The report disclosed further details of the civil war among Premier League clubs:

‘Some clubs may pursue compensation claims totalling more than £1billion against the English champions if they are found guilty of any or all of 115 Premier League charges for breaches of financial regulations. The clubs have sought legal advice and could pursue what they call “placing claims”, meaning compensation for not finishing above City in the league. The 115 charges are due to be heard at a separate hearing in November; City deny any wrongdoing relating to the charges.

‘There is an appetite among some clubs for the independent tribunal hearing the case concerning the 115 charges to not only sanction City with a heavy points deduction but also apply rules that enable the league to expel a club from membership.
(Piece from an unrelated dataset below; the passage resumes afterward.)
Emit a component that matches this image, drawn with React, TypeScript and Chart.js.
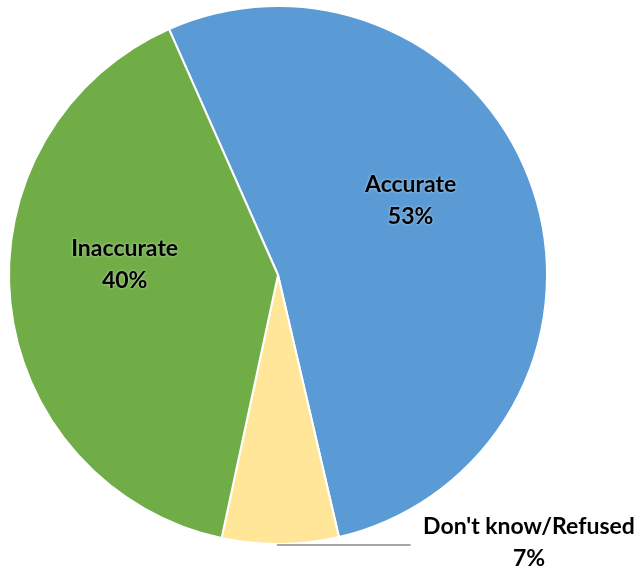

Clubs have no real desire to see City stripped of previous titles (they have been champions eight times since 2011-12), but they do expect an appropriate level of punishment should there be a guilty verdict.

‘Clubs are furious with City for launching this claim against the Premier League when, The Times can reveal, in November 2021 City initially approved recommended changes to the same Associated Party Transactions (APT) rules they are now claiming are unlawful and anti-competitive.’